Дворец, где ему нужно было жить после Петровского, совсем не был готов его принять. Так как старый Кремль не имел достаточно просторных помещений, то государь облюбовал для себя дом, который Безбородко, большой любитель роскошных зданий и обстановки, только что выстроил в квартале, находившемся вне центра города среди обширного парка. Парком пришлось пожертвовать: Павел требовал большую его часть под «плац-парад», без чего он не мог обойтись. В одну ночь вековые деревья были срублены; но Безбородко сумел отделаться от своего обезображенного таким образом жилища: он уступил его новому жильцу и не потерял при торге.
Въезд происходил 27 марта, и процессия употребила восемь часов на прохождение нескольких верст, отделявших резиденции друг от друга. Павел сидел на старом белом коне, подаренном ему принцем Конде в Шантильи пятнадцать лет назад, и потребовал, чтобы все высшие чины и сановники ехали за ним верхом. Большинство из них были плохими кавалеристами или, вследствие своего возраста, нетвердо держались в седле, и это, очевидно, отразилось на величии зрелища.

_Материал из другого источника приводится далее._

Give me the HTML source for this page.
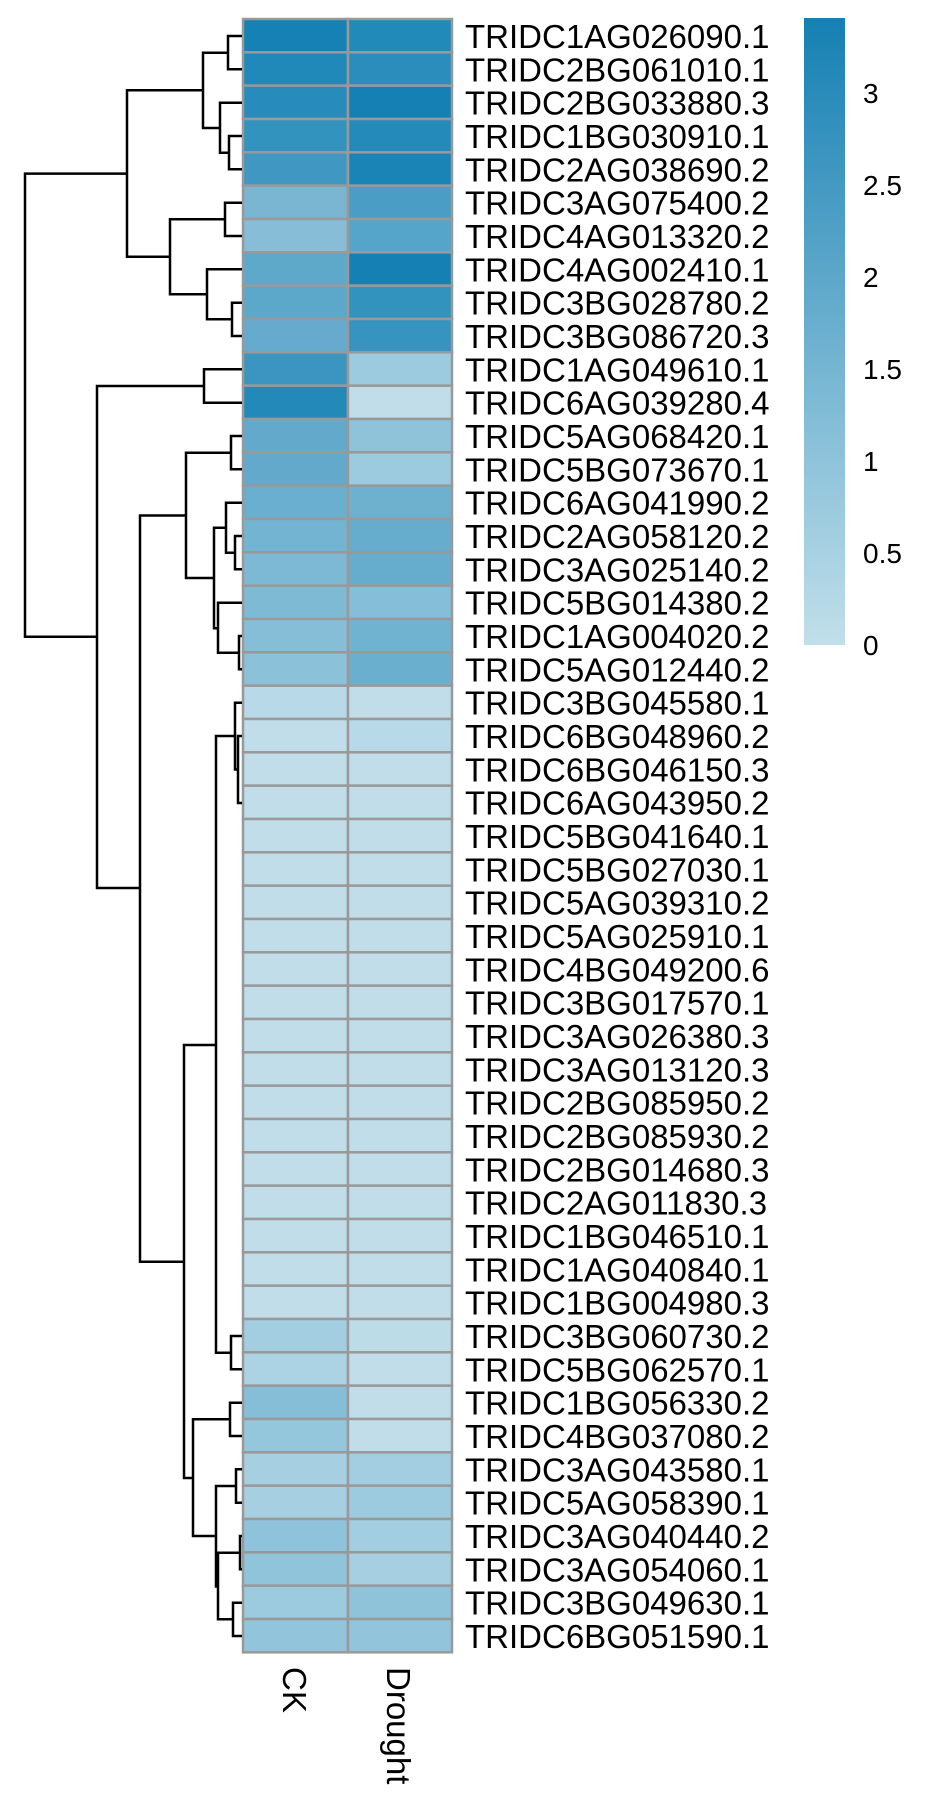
<!DOCTYPE html>
<html><head><meta charset="utf-8"><style>
html,body{margin:0;padding:0;background:#fff;}
svg{display:block;}
text{font-family:"Liberation Sans",Arial,sans-serif;fill:#000;}
</style></head><body>
<svg width="930" height="1814" viewBox="0 0 930 1814" xmlns="http://www.w3.org/2000/svg">
<defs><linearGradient id="g" x1="0" y1="1" x2="0" y2="0">
<stop offset="0" stop-color="#c1dfea"/><stop offset="1" stop-color="#1580b3"/></linearGradient></defs>
<g stroke="#999" stroke-width="2.5">
<rect x="243" y="19" width="105" height="33.33" fill="#1681b4"/><rect x="348" y="19" width="104" height="33.33" fill="#218ab9"/>
<rect x="243" y="52.33" width="105" height="33.33" fill="#2189b9"/><rect x="348" y="52.33" width="104" height="33.33" fill="#2b8dbb"/>
<rect x="243" y="85.67" width="105" height="33.33" fill="#278cbb"/><rect x="348" y="85.67" width="104" height="33.33" fill="#1580b3"/>
<rect x="243" y="119" width="105" height="33.33" fill="#3393bf"/><rect x="348" y="119" width="104" height="33.33" fill="#238ab9"/>
<rect x="243" y="152.33" width="105" height="33.33" fill="#4097c2"/><rect x="348" y="152.33" width="104" height="33.33" fill="#1a84b6"/>
<rect x="243" y="185.67" width="105" height="33.33" fill="#7ab5d2"/><rect x="348" y="185.67" width="104" height="33.33" fill="#4a9ec5"/>
<rect x="243" y="219" width="105" height="33.33" fill="#88bdd7"/><rect x="348" y="219" width="104" height="33.33" fill="#55a4c9"/>
<rect x="243" y="252.33" width="105" height="33.33" fill="#5ea8ca"/><rect x="348" y="252.33" width="104" height="33.33" fill="#1580b3"/>
<rect x="243" y="285.67" width="105" height="33.33" fill="#5ba8ca"/><rect x="348" y="285.67" width="104" height="33.33" fill="#3393bf"/>
<rect x="243" y="319" width="105" height="33.33" fill="#66abcd"/><rect x="348" y="319" width="104" height="33.33" fill="#3793c0"/>
<rect x="243" y="352.33" width="105" height="33.33" fill="#3b95c0"/><rect x="348" y="352.33" width="104" height="33.33" fill="#9ccadf"/>
<rect x="243" y="385.67" width="105" height="33.33" fill="#2389b9"/><rect x="348" y="385.67" width="104" height="33.33" fill="#c0dde9"/>
<rect x="243" y="419" width="105" height="33.33" fill="#62a9cc"/><rect x="348" y="419" width="104" height="33.33" fill="#8fc3da"/>
<rect x="243" y="452.33" width="105" height="33.33" fill="#62a9cc"/><rect x="348" y="452.33" width="104" height="33.33" fill="#9ccadf"/>
<rect x="243" y="485.67" width="105" height="33.33" fill="#6aafcf"/><rect x="348" y="485.67" width="104" height="33.33" fill="#6eb1cf"/>
<rect x="243" y="519" width="105" height="33.33" fill="#72b4d2"/><rect x="348" y="519" width="104" height="33.33" fill="#66accd"/>
<rect x="243" y="552.33" width="105" height="33.33" fill="#7db9d5"/><rect x="348" y="552.33" width="104" height="33.33" fill="#66accd"/>
<rect x="243" y="585.67" width="105" height="33.33" fill="#7fbad5"/><rect x="348" y="585.67" width="104" height="33.33" fill="#84bed8"/>
<rect x="243" y="619" width="105" height="33.33" fill="#86bed8"/><rect x="348" y="619" width="104" height="33.33" fill="#70b3d1"/>
<rect x="243" y="652.33" width="105" height="33.33" fill="#8bc1d9"/><rect x="348" y="652.33" width="104" height="33.33" fill="#6aafce"/>
<rect x="243" y="685.67" width="105" height="33.33" fill="#b8d9e8"/><rect x="348" y="685.67" width="104" height="33.33" fill="#c0dde9"/>
<rect x="243" y="719" width="105" height="33.33" fill="#c0dde9"/><rect x="348" y="719" width="104" height="33.33" fill="#b8d9e8"/>
<rect x="243" y="752.33" width="105" height="33.33" fill="#c0dde9"/><rect x="348" y="752.33" width="104" height="33.33" fill="#c0dde9"/>
<rect x="243" y="785.67" width="105" height="33.33" fill="#c0dde9"/><rect x="348" y="785.67" width="104" height="33.33" fill="#c0dde9"/>
<rect x="243" y="819" width="105" height="33.33" fill="#c0dde9"/><rect x="348" y="819" width="104" height="33.33" fill="#c0dde9"/>
<rect x="243" y="852.33" width="105" height="33.33" fill="#c0dde9"/><rect x="348" y="852.33" width="104" height="33.33" fill="#c0dde9"/>
<rect x="243" y="885.67" width="105" height="33.33" fill="#c0dde9"/><rect x="348" y="885.67" width="104" height="33.33" fill="#c0dde9"/>
<rect x="243" y="919" width="105" height="33.33" fill="#c0dde9"/><rect x="348" y="919" width="104" height="33.33" fill="#c0dde9"/>
<rect x="243" y="952.33" width="105" height="33.33" fill="#c0dde9"/><rect x="348" y="952.33" width="104" height="33.33" fill="#c0dde9"/>
<rect x="243" y="985.67" width="105" height="33.33" fill="#c0dde9"/><rect x="348" y="985.67" width="104" height="33.33" fill="#c0dde9"/>
<rect x="243" y="1019" width="105" height="33.33" fill="#c0dde9"/><rect x="348" y="1019" width="104" height="33.33" fill="#c0dde9"/>
<rect x="243" y="1052.33" width="105" height="33.33" fill="#c0dde9"/><rect x="348" y="1052.33" width="104" height="33.33" fill="#c0dde9"/>
<rect x="243" y="1085.67" width="105" height="33.33" fill="#c0dde9"/><rect x="348" y="1085.67" width="104" height="33.33" fill="#c0dde9"/>
<rect x="243" y="1119" width="105" height="33.33" fill="#c0dde9"/><rect x="348" y="1119" width="104" height="33.33" fill="#c0dde9"/>
<rect x="243" y="1152.33" width="105" height="33.33" fill="#c0dde9"/><rect x="348" y="1152.33" width="104" height="33.33" fill="#c0dde9"/>
<rect x="243" y="1185.67" width="105" height="33.33" fill="#c0dde9"/><rect x="348" y="1185.67" width="104" height="33.33" fill="#c0dde9"/>
<rect x="243" y="1219" width="105" height="33.33" fill="#c0dde9"/><rect x="348" y="1219" width="104" height="33.33" fill="#c0dde9"/>
<rect x="243" y="1252.33" width="105" height="33.33" fill="#c0dde9"/><rect x="348" y="1252.33" width="104" height="33.33" fill="#c0dde9"/>
<rect x="243" y="1285.67" width="105" height="33.33" fill="#c0dde9"/><rect x="348" y="1285.67" width="104" height="33.33" fill="#c0dde9"/>
<rect x="243" y="1319" width="105" height="33.33" fill="#a3cde1"/><rect x="348" y="1319" width="104" height="33.33" fill="#bcdce8"/>
<rect x="243" y="1352.33" width="105" height="33.33" fill="#acd3e4"/><rect x="348" y="1352.33" width="104" height="33.33" fill="#c0dde9"/>
<rect x="243" y="1385.67" width="105" height="33.33" fill="#86bed8"/><rect x="348" y="1385.67" width="104" height="33.33" fill="#c0dde9"/>
<rect x="243" y="1419" width="105" height="33.33" fill="#94c6dc"/><rect x="348" y="1419" width="104" height="33.33" fill="#c0dde9"/>
<rect x="243" y="1452.33" width="105" height="33.33" fill="#a6cfe2"/><rect x="348" y="1452.33" width="104" height="33.33" fill="#a3cde1"/>
<rect x="243" y="1485.67" width="105" height="33.33" fill="#a6cfe2"/><rect x="348" y="1485.67" width="104" height="33.33" fill="#9ccadf"/>
<rect x="243" y="1519" width="105" height="33.33" fill="#8fc3db"/><rect x="348" y="1519" width="104" height="33.33" fill="#a3cde1"/>
<rect x="243" y="1552.33" width="105" height="33.33" fill="#90c4db"/><rect x="348" y="1552.33" width="104" height="33.33" fill="#a6cfe2"/>
<rect x="243" y="1585.67" width="105" height="33.33" fill="#9ccadf"/><rect x="348" y="1585.67" width="104" height="33.33" fill="#8fc3da"/>
<rect x="243" y="1619" width="105" height="33.33" fill="#92c4db"/><rect x="348" y="1619" width="104" height="33.33" fill="#92c4db"/>
</g>
<g fill="none" stroke="#000" stroke-width="2.5">
<path d="M242 36H228V69.3H242"/>
<path d="M242 136H229V169.3H242"/>
<path d="M242 102.7H220V152.7H229"/>
<path d="M228 52.7H203V128H220"/>
<path d="M242 202.7H225V236H242"/>
<path d="M242 302.7H232V336H242"/>
<path d="M242 269.3H207V319.3H232"/>
<path d="M225 219.3H170V294.3H207"/>
<path d="M203 90.3H127V256.8H170"/>
<path d="M127 173.6H25V636.7H97"/>
<path d="M242 369.3H204V402.7H242"/>
<path d="M204 386H97V888H140"/>
<path d="M242 436H231V469.3H242"/>
<path d="M242 536H235V569.3H242"/>
<path d="M242 502.7H226V552.7H235"/>
<path d="M242 636H239V669.3H242"/>
<path d="M242 602.7H218V652.7H239"/>
<path d="M226 527.7H214V628.3H218"/>
<path d="M231 452.7H186V578H214"/>
<path d="M186 515.5H140V1261.7H184"/>
<path d="M242 736H238V803H242"/>
<path d="M242 702.7H235V769.5H238"/>
<path d="M242 1336H231V1369.3H242"/>
<path d="M235 736H216V1352.7H231"/>
<path d="M216 1045H184V1478H193"/>
<path d="M242 1402.7H230V1436H242"/>
<path d="M242 1469.3H236V1502.7H242"/>
<path d="M242 1536H240V1569.3H242"/>
<path d="M242 1602.7H233V1636H242"/>
<path d="M240 1552.7H218V1619.3H233"/>
<path d="M236 1486H216V1586.5H218"/>
<path d="M230 1419.3H193V1536H216"/>
</g>
<g font-size="33">
<text x="465" y="48">TRIDC1AG026090.1</text>
<text x="465" y="81.3">TRIDC2BG061010.1</text>
<text x="465" y="114.7">TRIDC2BG033880.3</text>
<text x="465" y="148">TRIDC1BG030910.1</text>
<text x="465" y="181.3">TRIDC2AG038690.2</text>
<text x="465" y="214.7">TRIDC3AG075400.2</text>
<text x="465" y="248">TRIDC4AG013320.2</text>
<text x="465" y="281.3">TRIDC4AG002410.1</text>
<text x="465" y="314.7">TRIDC3BG028780.2</text>
<text x="465" y="348">TRIDC3BG086720.3</text>
<text x="465" y="381.3">TRIDC1AG049610.1</text>
<text x="465" y="414.7">TRIDC6AG039280.4</text>
<text x="465" y="448">TRIDC5AG068420.1</text>
<text x="465" y="481.3">TRIDC5BG073670.1</text>
<text x="465" y="514.7">TRIDC6AG041990.2</text>
<text x="465" y="548">TRIDC2AG058120.2</text>
<text x="465" y="581.3">TRIDC3AG025140.2</text>
<text x="465" y="614.7">TRIDC5BG014380.2</text>
<text x="465" y="648">TRIDC1AG004020.2</text>
<text x="465" y="681.3">TRIDC5AG012440.2</text>
<text x="465" y="714.7">TRIDC3BG045580.1</text>
<text x="465" y="748">TRIDC6BG048960.2</text>
<text x="465" y="781.3">TRIDC6BG046150.3</text>
<text x="465" y="814.7">TRIDC6AG043950.2</text>
<text x="465" y="848">TRIDC5BG041640.1</text>
<text x="465" y="881.3">TRIDC5BG027030.1</text>
<text x="465" y="914.7">TRIDC5AG039310.2</text>
<text x="465" y="948">TRIDC5AG025910.1</text>
<text x="465" y="981.3">TRIDC4BG049200.6</text>
<text x="465" y="1014.7">TRIDC3BG017570.1</text>
<text x="465" y="1048">TRIDC3AG026380.3</text>
<text x="465" y="1081.3">TRIDC3AG013120.3</text>
<text x="465" y="1114.7">TRIDC2BG085950.2</text>
<text x="465" y="1148">TRIDC2BG085930.2</text>
<text x="465" y="1181.3">TRIDC2BG014680.3</text>
<text x="465" y="1214.7">TRIDC2AG011830.3</text>
<text x="465" y="1248">TRIDC1BG046510.1</text>
<text x="465" y="1281.3">TRIDC1AG040840.1</text>
<text x="465" y="1314.7">TRIDC1BG004980.3</text>
<text x="465" y="1348">TRIDC3BG060730.2</text>
<text x="465" y="1381.3">TRIDC5BG062570.1</text>
<text x="465" y="1414.7">TRIDC1BG056330.2</text>
<text x="465" y="1448">TRIDC4BG037080.2</text>
<text x="465" y="1481.3">TRIDC3AG043580.1</text>
<text x="465" y="1514.7">TRIDC5AG058390.1</text>
<text x="465" y="1548">TRIDC3AG040440.2</text>
<text x="465" y="1581.3">TRIDC3AG054060.1</text>
<text x="465" y="1614.7">TRIDC3BG049630.1</text>
<text x="465" y="1648">TRIDC6BG051590.1</text>
<text transform="translate(283,1667) rotate(90)">CK</text>
<text transform="translate(387,1667) rotate(90)">Drought</text>
</g>
<rect x="804" y="18" width="41" height="627" fill="url(#g)"/>
<g font-size="28">
<text x="863" y="103">3</text>
<text x="863" y="195">2.5</text>
<text x="863" y="287">2</text>
<text x="863" y="379">1.5</text>
<text x="863" y="471">1</text>
<text x="863" y="563">0.5</text>
<text x="863" y="655">0</text>
</g>
</svg>
</body></html>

Но для церемонии коронования обычай требовал все-таки пребывания в Кремле, где великая княгиня Елизавета «целый день просидела в парадном платье на сундуке, за отсутствием более удобной мебели». Коронование происходило пятого (шестнадцатого) апреля 1797 года, и придворные должны были явиться в этот день во дворец в пять часов, а дамы в семь часов утра! Павел хотел, чтобы в его одеянии к традиционной пурпурной мантии была прибавлена еще далматика, одежда восточных государей, похожая на епископскую мантию. Он, кажется, серьезно помышлял присвоить себе, в качестве главы российской Церкви, епископские функции. Он хотел священнодействовать, служить литургию и исповедовать свою семью и своих приближенных. Он даже заказал себе богатейшие церковные облачения и, говорят, упражнялся в чтении требника, но ему однако не удавалось, несмотря на все усилия, отделаться от тона военной команды при произнесении священных текстов.